Yeah. I think there a lot of people who think cassettes are just for ‘hipsters’. I see that on internet forums a lot. But it’s cheap. I can put out a run of 25 in a physical format – after all, I think people like something tactile to separate from their cash. We’re not trying to be edgy, and we’re well aware of the limitations of cassette. People act like these labels don’t know, and are like, “why don’t you release this on CD or vinyl?” But we know. We’re aware. [laughs]
You released a record by R.Ariel too. Her stuff is great.
She’s brilliant. She had a few problems on her UK tour which was a massive shame, but hopefully we’ll see her again.

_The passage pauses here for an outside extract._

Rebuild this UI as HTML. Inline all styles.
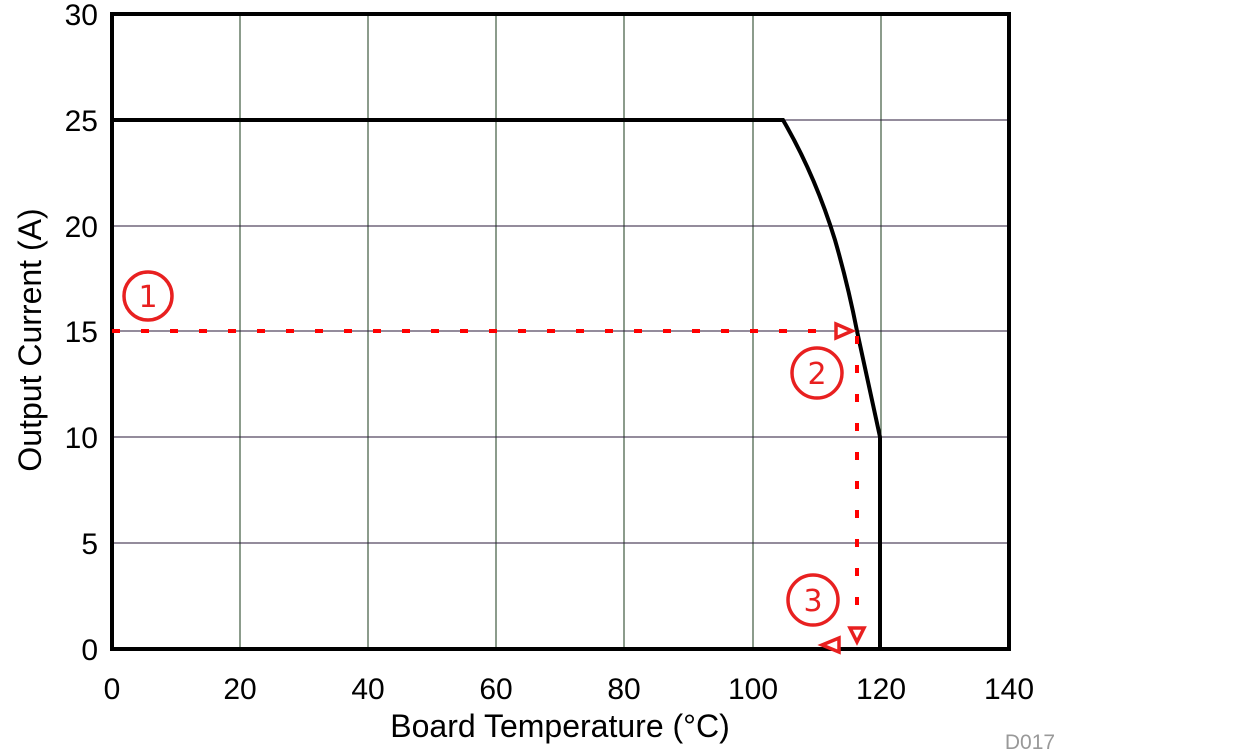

How did you get involved in releasing her album?
Just through the internet. We were thinking of starting a label, and I somehow made friends with this guy, who knew someone, who recommended her, that kind of thing. We approached her and asked if she wanted to do a UK thing. It didn’t work out at all well, but the release is really good.
So you started up Gloam in order to put out the R.Ariel record?
Yeah. We were looking for a first release, so the idea was to put that out and see where it went from there.
So along with the MOONOVERSUN 7” and your new 12”, what else have you got in the pipeline?
We’ve got no money [laughs]. We want to get some vinyl out as we both listen to a lot of records. We’re both massive hipsters and have Crosley record players we bought from HMV [laughs]. No, anyway – we thought that putting out a record would be a cool thing to do. After that we’re focusing more on our live events and self-promotion with our current lineup of releases so that we can actually sell some stuff. We’ve been short on time recently, so it’ll be nice for people to buy the releases from an actual person – we sell so much more when we put on a show compared to the spaces between our shows, because you can actually talk to someone about it. I certainly prefer it.